** DATA LINES **

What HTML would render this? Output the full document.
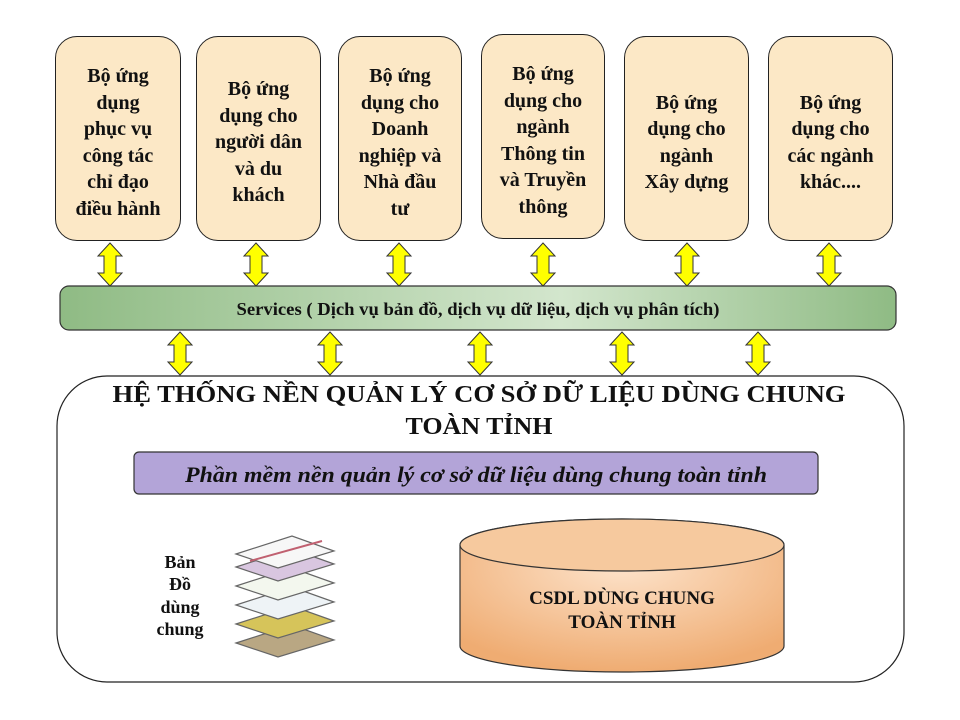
<!DOCTYPE html>
<html><head><meta charset="utf-8"><style>
body{margin:0;background:#fff;width:960px;height:720px;position:relative;overflow:hidden;font-family:"Liberation Serif",serif;}
.b{position:absolute;box-sizing:border-box;border:1.5px solid #222;border-radius:22px;background:#fce8c6;display:flex;align-items:center;justify-content:center;text-align:center;font-weight:bold;font-size:20px;line-height:26.5px;color:#111;padding-top:8px;}
svg{position:absolute;left:0;top:0}
</style></head><body>
<svg width="960" height="720" viewBox="0 0 960 720">
<defs>
<linearGradient id="g" x1="0" x2="1" y1="0" y2="0"><stop offset="0" stop-color="#8fbb84"/><stop offset="0.6" stop-color="#d3e6cd"/><stop offset="1" stop-color="#8fbb84"/></linearGradient>
<radialGradient id="o" cx="0.5" cy="0.3" r="0.7"><stop offset="0" stop-color="#fde3cb"/><stop offset="1" stop-color="#efac72"/></radialGradient>
</defs>
<g fill="#ffff00" stroke="#333" stroke-width="1">
<path id="a" d="M0,0 L12,13 L6,13 L6,30 L12,30 L0,43 L-12,30 L-6,30 L-6,13 L-12,13 Z" transform="translate(110,243)"/>
<use href="#a" x="146"/><use href="#a" x="289"/><use href="#a" x="433"/><use href="#a" x="577"/><use href="#a" x="719"/>
<use href="#a" x="70" y="89"/><use href="#a" x="220" y="89"/><use href="#a" x="370" y="89"/><use href="#a" x="512" y="89"/><use href="#a" x="648" y="89"/>
</g>
<rect x="60" y="286" width="836" height="44" rx="9" fill="url(#g)" stroke="#333" stroke-width="1.2"/>
<text x="478" y="315" text-anchor="middle" font-family="Liberation Serif" font-weight="bold" font-size="18" textLength="483" lengthAdjust="spacingAndGlyphs" fill="#111">Services ( Dịch vụ bản đồ, dịch vụ dữ liệu, dịch vụ phân tích)</text>
<rect x="57" y="376" width="847" height="306" rx="50" fill="#fff" stroke="#222" stroke-width="1.2"/>
<text x="479" y="402" text-anchor="middle" font-weight="bold" font-size="24" textLength="733" lengthAdjust="spacingAndGlyphs" fill="#111">HỆ THỐNG NỀN QUẢN LÝ CƠ SỞ DỮ LIỆU DÙNG CHUNG</text>
<text x="479" y="434" text-anchor="middle" font-weight="bold" font-size="24" textLength="147" lengthAdjust="spacingAndGlyphs" fill="#111">TOÀN TỈNH</text>
<rect x="134" y="452" width="684" height="42" rx="5" fill="#b3a4d8" stroke="#333" stroke-width="1.2"/>
<text x="476" y="482" text-anchor="middle" font-weight="bold" font-style="italic" font-size="22" textLength="582" lengthAdjust="spacingAndGlyphs" fill="#111">Phần mềm nền quản lý cơ sở dữ liệu dùng chung toàn tỉnh</text>
<path d="M460,545 A162,26 0 0 1 784,545 L784,646 A162,26 0 0 1 460,646 Z" fill="url(#o)" stroke="#333" stroke-width="1.2"/>
<ellipse cx="622" cy="545" rx="162" ry="26" fill="#f6c99e" stroke="#333" stroke-width="1.2"/>
<text x="622" y="604" text-anchor="middle" font-weight="bold" font-size="19" fill="#111">CSDL DÙNG CHUNG</text>
<text x="622" y="628" text-anchor="middle" font-weight="bold" font-size="19" fill="#111">TOÀN TỈNH</text>
<g font-weight="bold" font-size="18" text-anchor="middle" fill="#111">
<text x="180" y="568">Bản</text><text x="180" y="590">Đồ</text><text x="180" y="613">dùng</text><text x="180" y="635">chung</text>
</g>
<g stroke="#666" stroke-width="1.2">
<path d="M236,643 L292,625 L334,640 L278,657 Z" fill="#b9a783"/>
<path d="M236,624 L292,606 L334,621 L278,638 Z" fill="#d6c45a"/>
<path d="M236,605 L292,587 L334,602 L278,619 Z" fill="#eef3f6"/>
<path d="M236,586 L292,568 L334,583 L278,600 Z" fill="#f3f7ee"/>
<path d="M236,567 L292,549 L334,564 L278,581 Z" fill="#d9c6e0"/>
<path d="M236,554 L292,536 L334,551 L278,568 Z" fill="#f7f7f7"/>
<path d="M250,561 L322,541" stroke="#c06070" stroke-width="2"/>
</g>
</svg>
<div class="b" style="left:55px;top:36px;width:126px;height:205px">Bộ ứng<br>dụng<br>phục vụ<br>công tác<br>chỉ đạo<br>điều hành</div>
<div class="b" style="left:196px;top:36px;width:125px;height:205px">Bộ ứng<br>dụng cho<br>người dân<br>và du<br>khách</div>
<div class="b" style="left:338px;top:36px;width:124px;height:205px">Bộ ứng<br>dụng cho<br>Doanh<br>nghiệp và<br>Nhà đầu<br>tư</div>
<div class="b" style="left:481px;top:34px;width:124px;height:205px">Bộ ứng<br>dụng cho<br>ngành<br>Thông tin<br>và Truyền<br>thông</div>
<div class="b" style="left:624px;top:36px;width:125px;height:205px">Bộ ứng<br>dụng cho<br>ngành<br>Xây dựng</div>
<div class="b" style="left:768px;top:36px;width:125px;height:205px">Bộ ứng<br>dụng cho<br>các ngành<br>khác....</div>
</body></html>
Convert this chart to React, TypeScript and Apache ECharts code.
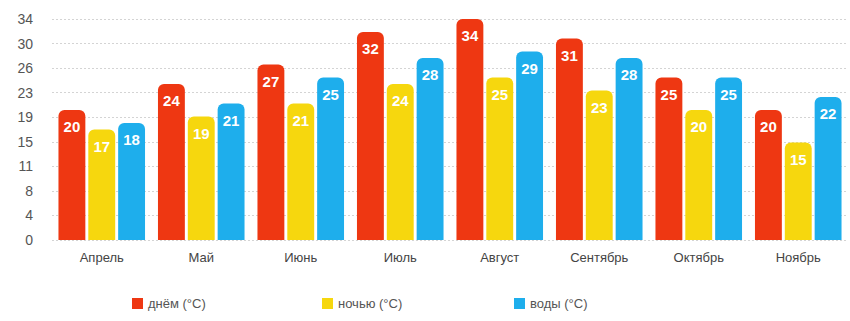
import React, { useEffect, useRef } from "react";
import * as echarts from "echarts";

const categories = ["Апрель", "Май", "Июнь", "Июль", "Август", "Сентябрь", "Октябрь", "Ноябрь"];
const dayTemps = [20, 24, 27, 32, 34, 31, 25, 20];
const nightTemps = [17, 19, 21, 24, 25, 23, 20, 15];
const waterTemps = [18, 21, 25, 28, 29, 28, 25, 22];
const seriesNames = ["днём (°C)", "ночью (°C)", "воды (°C)"];
const colors = ["#EE3712", "#F6D70E", "#1EAEEC"];
const yMax = 34;
const ySplits = 9;

export default function App() {
  const ref = useRef<HTMLDivElement>(null);
  useEffect(() => {
    if (!ref.current) return;
    const chart = echarts.init(ref.current, null, { renderer: "svg" });
    const font = "'Liberation Sans', Arial, Helvetica, sans-serif";
    const mk = (name: string, data: number[], color: string) => ({
      name,
      type: "bar",
      data,
      barGap: "11%",
      barCategoryGap: "13%",
      itemStyle: { color, borderRadius: [6, 6, 0, 0] },
      label: {
        show: true,
        position: "insideTop",
        distance: 9,
        color: "#fff",
        fontSize: 15,
        fontWeight: "bold",
        fontFamily: font,
      },
    });
    const legendLefts = [132, 322, 514];
    chart.setOption({
      animation: false,
      textStyle: { fontFamily: font },
      grid: { left: 52, right: 2, top: 19, bottom: 81 },
      legend: seriesNames.map((n, i) => ({
        bottom: 11,
        left: legendLefts[i],
        padding: 0,
        itemWidth: 11,
        itemHeight: 11,
        icon: "rect",
        textStyle: { color: "#555", fontSize: 13, fontFamily: font },
        data: [n],
      })),
      xAxis: {
        type: "category",
        data: categories,
        axisLine: { show: false },
        axisTick: { show: false },
        axisLabel: { color: "#444", fontSize: 13, margin: 11 },
      },
      yAxis: {
        type: "value",
        min: 0,
        max: yMax,
        interval: yMax / ySplits,
        axisLabel: {
          color: "#555",
          fontSize: 14,
          margin: 19,
          formatter: (v: number) => String(Math.round(v)),
        },
        splitLine: { lineStyle: { color: "#d4d4d4", type: [2, 2] } },
      },
      series: [
        mk(seriesNames[0], dayTemps, colors[0]),
        mk(seriesNames[1], nightTemps, colors[1]),
        mk(seriesNames[2], waterTemps, colors[2]),
      ],
    });
    return () => chart.dispose();
  }, []);
  return <div ref={ref} style={{ width: 850, height: 321, position: "absolute", left: 0, top: 0 }} />;
}
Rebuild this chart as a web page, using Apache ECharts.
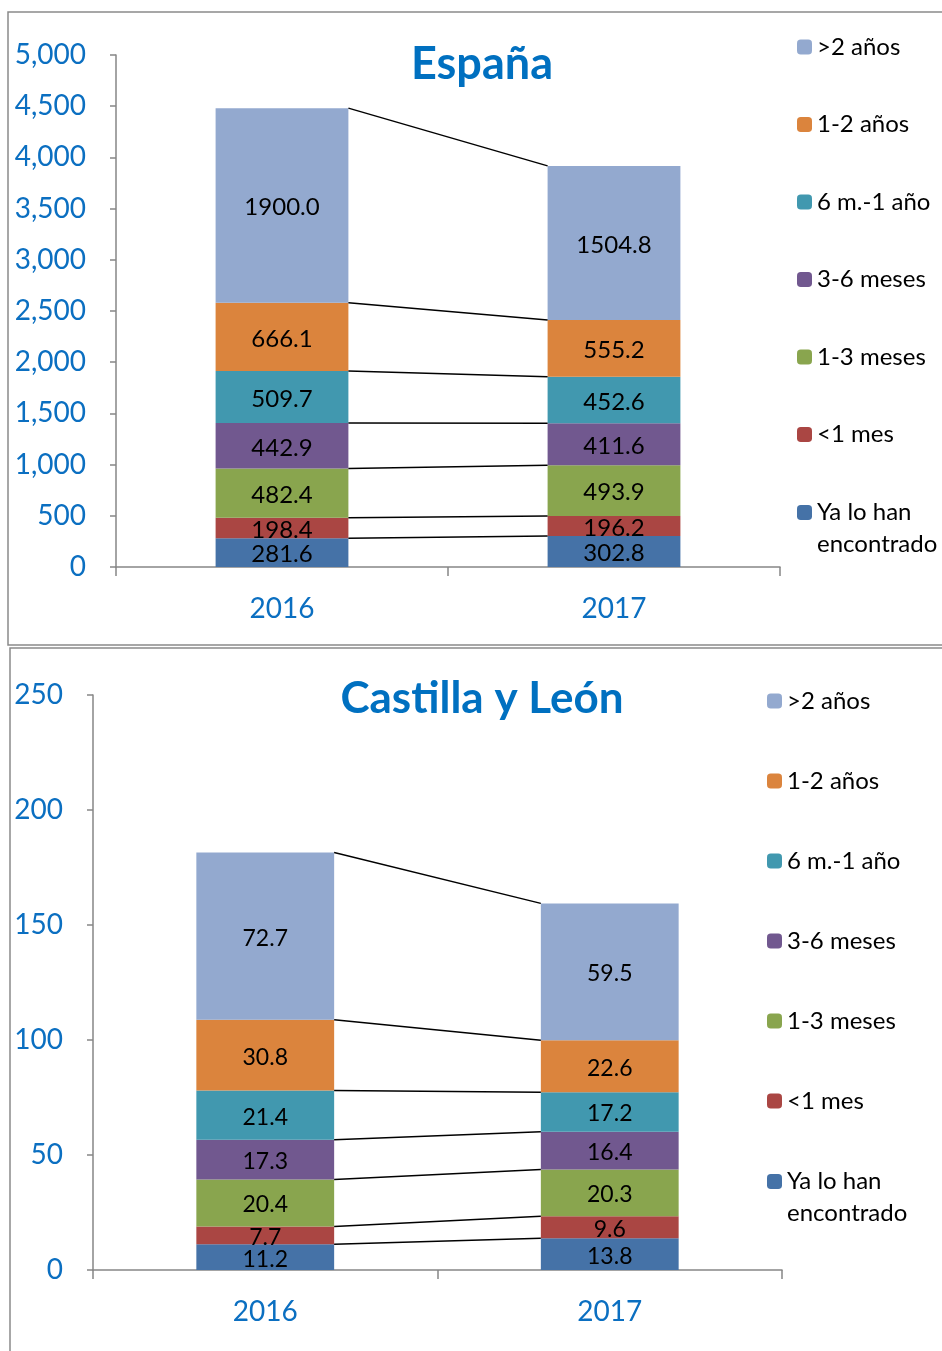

** JOB **
From the entries above, copy exactly the lines starting at the one with "Convert this chart" and stopping at the one with "const ySplits = 9;", keeping both ends. Drop the pictures.

** EXERCISE RESULT **
Convert this chart to React, TypeScript and Apache ECharts code.
import React, { useEffect, useRef } from "react";
import * as echarts from "echarts";

const categories = ["Апрель", "Май", "Июнь", "Июль", "Август", "Сентябрь", "Октябрь", "Ноябрь"];
const dayTemps = [20, 24, 27, 32, 34, 31, 25, 20];
const nightTemps = [17, 19, 21, 24, 25, 23, 20, 15];
const waterTemps = [18, 21, 25, 28, 29, 28, 25, 22];
const seriesNames = ["днём (°C)", "ночью (°C)", "воды (°C)"];
const colors = ["#EE3712", "#F6D70E", "#1EAEEC"];
const yMax = 34;
const ySplits = 9;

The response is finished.